* [STATED TASK] Each entry that follows is to be retyped exactly. Pictures do not belong in the copy.

* [DATASET ROWS]

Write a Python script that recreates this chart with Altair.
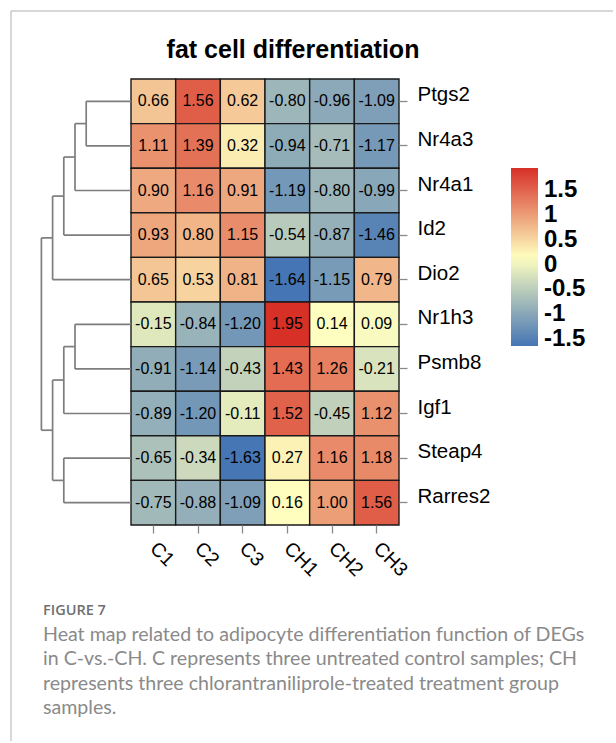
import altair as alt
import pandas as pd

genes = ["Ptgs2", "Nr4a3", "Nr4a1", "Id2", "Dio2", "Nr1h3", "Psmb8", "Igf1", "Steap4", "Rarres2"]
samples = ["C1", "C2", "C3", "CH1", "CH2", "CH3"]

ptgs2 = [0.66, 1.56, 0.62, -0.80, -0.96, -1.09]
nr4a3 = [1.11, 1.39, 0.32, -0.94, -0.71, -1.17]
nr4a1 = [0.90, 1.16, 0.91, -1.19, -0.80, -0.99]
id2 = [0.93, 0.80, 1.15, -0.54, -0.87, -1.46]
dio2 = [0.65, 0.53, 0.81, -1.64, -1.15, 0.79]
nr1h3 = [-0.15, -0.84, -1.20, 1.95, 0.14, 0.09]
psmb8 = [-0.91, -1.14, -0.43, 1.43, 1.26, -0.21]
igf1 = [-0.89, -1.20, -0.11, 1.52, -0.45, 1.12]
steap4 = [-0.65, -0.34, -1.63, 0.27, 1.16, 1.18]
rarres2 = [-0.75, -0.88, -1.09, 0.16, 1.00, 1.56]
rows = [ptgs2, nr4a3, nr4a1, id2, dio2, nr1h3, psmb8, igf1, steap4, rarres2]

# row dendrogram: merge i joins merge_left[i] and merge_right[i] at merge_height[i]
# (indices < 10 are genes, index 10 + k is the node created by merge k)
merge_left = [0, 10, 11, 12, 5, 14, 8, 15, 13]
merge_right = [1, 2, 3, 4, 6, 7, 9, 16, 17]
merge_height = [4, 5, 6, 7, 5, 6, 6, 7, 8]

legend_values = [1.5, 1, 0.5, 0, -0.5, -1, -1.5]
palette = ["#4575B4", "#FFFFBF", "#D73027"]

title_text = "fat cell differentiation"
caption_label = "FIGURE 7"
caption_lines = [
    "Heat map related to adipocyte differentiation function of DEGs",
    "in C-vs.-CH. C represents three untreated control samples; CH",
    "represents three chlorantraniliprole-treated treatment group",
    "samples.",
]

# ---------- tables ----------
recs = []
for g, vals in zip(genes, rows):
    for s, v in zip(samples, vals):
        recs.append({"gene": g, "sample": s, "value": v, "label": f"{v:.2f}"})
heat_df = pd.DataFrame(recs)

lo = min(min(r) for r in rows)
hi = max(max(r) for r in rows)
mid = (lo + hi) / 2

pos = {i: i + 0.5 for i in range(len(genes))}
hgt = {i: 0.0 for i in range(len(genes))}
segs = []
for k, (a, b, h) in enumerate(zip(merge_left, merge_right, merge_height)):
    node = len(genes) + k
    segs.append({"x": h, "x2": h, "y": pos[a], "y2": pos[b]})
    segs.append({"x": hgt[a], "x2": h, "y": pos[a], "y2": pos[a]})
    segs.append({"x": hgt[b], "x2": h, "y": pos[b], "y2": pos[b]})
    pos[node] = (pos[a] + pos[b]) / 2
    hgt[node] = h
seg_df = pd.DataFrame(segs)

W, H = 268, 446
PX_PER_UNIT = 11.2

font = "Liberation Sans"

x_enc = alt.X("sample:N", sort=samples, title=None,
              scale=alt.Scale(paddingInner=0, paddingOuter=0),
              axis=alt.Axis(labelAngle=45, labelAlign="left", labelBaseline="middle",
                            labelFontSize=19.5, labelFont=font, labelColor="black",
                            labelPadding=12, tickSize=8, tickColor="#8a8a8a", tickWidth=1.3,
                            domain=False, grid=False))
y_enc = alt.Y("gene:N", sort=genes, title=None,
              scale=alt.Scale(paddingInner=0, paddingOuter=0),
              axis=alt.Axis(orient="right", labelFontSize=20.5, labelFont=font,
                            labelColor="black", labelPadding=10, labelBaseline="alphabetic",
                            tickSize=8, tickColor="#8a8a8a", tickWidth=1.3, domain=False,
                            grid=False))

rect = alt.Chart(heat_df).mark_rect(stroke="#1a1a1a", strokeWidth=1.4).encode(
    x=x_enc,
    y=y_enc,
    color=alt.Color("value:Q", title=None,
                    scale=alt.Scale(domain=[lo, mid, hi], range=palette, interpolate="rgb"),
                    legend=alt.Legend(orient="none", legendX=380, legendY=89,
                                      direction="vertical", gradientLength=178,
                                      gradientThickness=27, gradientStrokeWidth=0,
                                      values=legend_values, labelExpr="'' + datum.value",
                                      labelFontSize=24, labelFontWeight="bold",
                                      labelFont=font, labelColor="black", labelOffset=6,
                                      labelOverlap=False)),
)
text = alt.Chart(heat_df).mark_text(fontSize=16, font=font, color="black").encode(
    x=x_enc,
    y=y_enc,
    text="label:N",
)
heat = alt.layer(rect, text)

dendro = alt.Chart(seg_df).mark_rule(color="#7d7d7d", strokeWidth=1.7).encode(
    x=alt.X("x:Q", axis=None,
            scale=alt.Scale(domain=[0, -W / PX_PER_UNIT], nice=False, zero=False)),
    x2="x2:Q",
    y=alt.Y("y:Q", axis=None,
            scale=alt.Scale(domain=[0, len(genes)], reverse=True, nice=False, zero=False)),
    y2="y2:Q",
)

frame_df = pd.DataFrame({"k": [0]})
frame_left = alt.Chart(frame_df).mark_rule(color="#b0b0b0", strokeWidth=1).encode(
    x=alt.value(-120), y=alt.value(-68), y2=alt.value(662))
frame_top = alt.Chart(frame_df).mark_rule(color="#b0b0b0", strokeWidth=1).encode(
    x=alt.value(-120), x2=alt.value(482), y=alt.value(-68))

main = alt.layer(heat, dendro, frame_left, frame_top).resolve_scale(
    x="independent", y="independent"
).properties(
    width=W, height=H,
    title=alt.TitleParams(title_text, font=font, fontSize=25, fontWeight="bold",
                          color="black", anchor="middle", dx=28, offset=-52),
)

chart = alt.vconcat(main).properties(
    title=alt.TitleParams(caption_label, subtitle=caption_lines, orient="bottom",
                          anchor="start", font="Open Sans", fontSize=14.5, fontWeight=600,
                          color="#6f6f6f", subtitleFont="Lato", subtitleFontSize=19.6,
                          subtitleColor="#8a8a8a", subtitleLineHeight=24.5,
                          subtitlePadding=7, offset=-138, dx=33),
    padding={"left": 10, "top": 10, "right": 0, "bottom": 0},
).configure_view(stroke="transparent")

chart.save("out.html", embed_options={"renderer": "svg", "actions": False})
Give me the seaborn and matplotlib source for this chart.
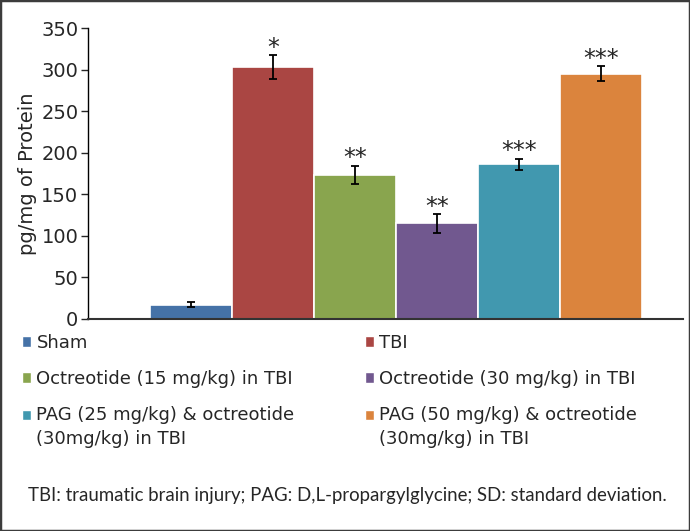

* [FINISHED TASK]
Write a Python script that recreates this chart with Altair.
import altair as alt
import pandas as pd

genes = ["Ptgs2", "Nr4a3", "Nr4a1", "Id2", "Dio2", "Nr1h3", "Psmb8", "Igf1", "Steap4", "Rarres2"]
samples = ["C1", "C2", "C3", "CH1", "CH2", "CH3"]

ptgs2 = [0.66, 1.56, 0.62, -0.80, -0.96, -1.09]
nr4a3 = [1.11, 1.39, 0.32, -0.94, -0.71, -1.17]
nr4a1 = [0.90, 1.16, 0.91, -1.19, -0.80, -0.99]
id2 = [0.93, 0.80, 1.15, -0.54, -0.87, -1.46]
dio2 = [0.65, 0.53, 0.81, -1.64, -1.15, 0.79]
nr1h3 = [-0.15, -0.84, -1.20, 1.95, 0.14, 0.09]
psmb8 = [-0.91, -1.14, -0.43, 1.43, 1.26, -0.21]
igf1 = [-0.89, -1.20, -0.11, 1.52, -0.45, 1.12]
steap4 = [-0.65, -0.34, -1.63, 0.27, 1.16, 1.18]
rarres2 = [-0.75, -0.88, -1.09, 0.16, 1.00, 1.56]
rows = [ptgs2, nr4a3, nr4a1, id2, dio2, nr1h3, psmb8, igf1, steap4, rarres2]

# row dendrogram: merge i joins merge_left[i] and merge_right[i] at merge_height[i]
# (indices < 10 are genes, index 10 + k is the node created by merge k)
merge_left = [0, 10, 11, 12, 5, 14, 8, 15, 13]
merge_right = [1, 2, 3, 4, 6, 7, 9, 16, 17]
merge_height = [4, 5, 6, 7, 5, 6, 6, 7, 8]

legend_values = [1.5, 1, 0.5, 0, -0.5, -1, -1.5]
palette = ["#4575B4", "#FFFFBF", "#D73027"]

title_text = "fat cell differentiation"
caption_label = "FIGURE 7"
caption_lines = [
    "Heat map related to adipocyte differentiation function of DEGs",
    "in C-vs.-CH. C represents three untreated control samples; CH",
    "represents three chlorantraniliprole-treated treatment group",
    "samples.",
]

# ---------- tables ----------
recs = []
for g, vals in zip(genes, rows):
    for s, v in zip(samples, vals):
        recs.append({"gene": g, "sample": s, "value": v, "label": f"{v:.2f}"})
heat_df = pd.DataFrame(recs)

lo = min(min(r) for r in rows)
hi = max(max(r) for r in rows)
mid = (lo + hi) / 2

pos = {i: i + 0.5 for i in range(len(genes))}
hgt = {i: 0.0 for i in range(len(genes))}
segs = []
for k, (a, b, h) in enumerate(zip(merge_left, merge_right, merge_height)):
    node = len(genes) + k
    segs.append({"x": h, "x2": h, "y": pos[a], "y2": pos[b]})
    segs.append({"x": hgt[a], "x2": h, "y": pos[a], "y2": pos[a]})
    segs.append({"x": hgt[b], "x2": h, "y": pos[b], "y2": pos[b]})
    pos[node] = (pos[a] + pos[b]) / 2
    hgt[node] = h
seg_df = pd.DataFrame(segs)

W, H = 268, 446
PX_PER_UNIT = 11.2

font = "Liberation Sans"

x_enc = alt.X("sample:N", sort=samples, title=None,
              scale=alt.Scale(paddingInner=0, paddingOuter=0),
              axis=alt.Axis(labelAngle=45, labelAlign="left", labelBaseline="middle",
                            labelFontSize=19.5, labelFont=font, labelColor="black",
                            labelPadding=12, tickSize=8, tickColor="#8a8a8a", tickWidth=1.3,
                            domain=False, grid=False))
y_enc = alt.Y("gene:N", sort=genes, title=None,
              scale=alt.Scale(paddingInner=0, paddingOuter=0),
              axis=alt.Axis(orient="right", labelFontSize=20.5, labelFont=font,
                            labelColor="black", labelPadding=10, labelBaseline="alphabetic",
                            tickSize=8, tickColor="#8a8a8a", tickWidth=1.3, domain=False,
                            grid=False))

rect = alt.Chart(heat_df).mark_rect(stroke="#1a1a1a", strokeWidth=1.4).encode(
    x=x_enc,
    y=y_enc,
    color=alt.Color("value:Q", title=None,
                    scale=alt.Scale(domain=[lo, mid, hi], range=palette, interpolate="rgb"),
                    legend=alt.Legend(orient="none", legendX=380, legendY=89,
                                      direction="vertical", gradientLength=178,
                                      gradientThickness=27, gradientStrokeWidth=0,
                                      values=legend_values, labelExpr="'' + datum.value",
                                      labelFontSize=24, labelFontWeight="bold",
                                      labelFont=font, labelColor="black", labelOffset=6,
                                      labelOverlap=False)),
)
text = alt.Chart(heat_df).mark_text(fontSize=16, font=font, color="black").encode(
    x=x_enc,
    y=y_enc,
    text="label:N",
)
heat = alt.layer(rect, text)

dendro = alt.Chart(seg_df).mark_rule(color="#7d7d7d", strokeWidth=1.7).encode(
    x=alt.X("x:Q", axis=None,
            scale=alt.Scale(domain=[0, -W / PX_PER_UNIT], nice=False, zero=False)),
    x2="x2:Q",
    y=alt.Y("y:Q", axis=None,
            scale=alt.Scale(domain=[0, len(genes)], reverse=True, nice=False, zero=False)),
    y2="y2:Q",
)

frame_df = pd.DataFrame({"k": [0]})
frame_left = alt.Chart(frame_df).mark_rule(color="#b0b0b0", strokeWidth=1).encode(
    x=alt.value(-120), y=alt.value(-68), y2=alt.value(662))
frame_top = alt.Chart(frame_df).mark_rule(color="#b0b0b0", strokeWidth=1).encode(
    x=alt.value(-120), x2=alt.value(482), y=alt.value(-68))

main = alt.layer(heat, dendro, frame_left, frame_top).resolve_scale(
    x="independent", y="independent"
).properties(
    width=W, height=H,
    title=alt.TitleParams(title_text, font=font, fontSize=25, fontWeight="bold",
                          color="black", anchor="middle", dx=28, offset=-52),
)

chart = alt.vconcat(main).properties(
    title=alt.TitleParams(caption_label, subtitle=caption_lines, orient="bottom",
                          anchor="start", font="Open Sans", fontSize=14.5, fontWeight=600,
                          color="#6f6f6f", subtitleFont="Lato", subtitleFontSize=19.6,
                          subtitleColor="#8a8a8a", subtitleLineHeight=24.5,
                          subtitlePadding=7, offset=-138, dx=33),
    padding={"left": 10, "top": 10, "right": 0, "bottom": 0},
).configure_view(stroke="transparent")

chart.save("out.html", embed_options={"renderer": "svg", "actions": False})
Give me the seaborn and matplotlib source for this chart.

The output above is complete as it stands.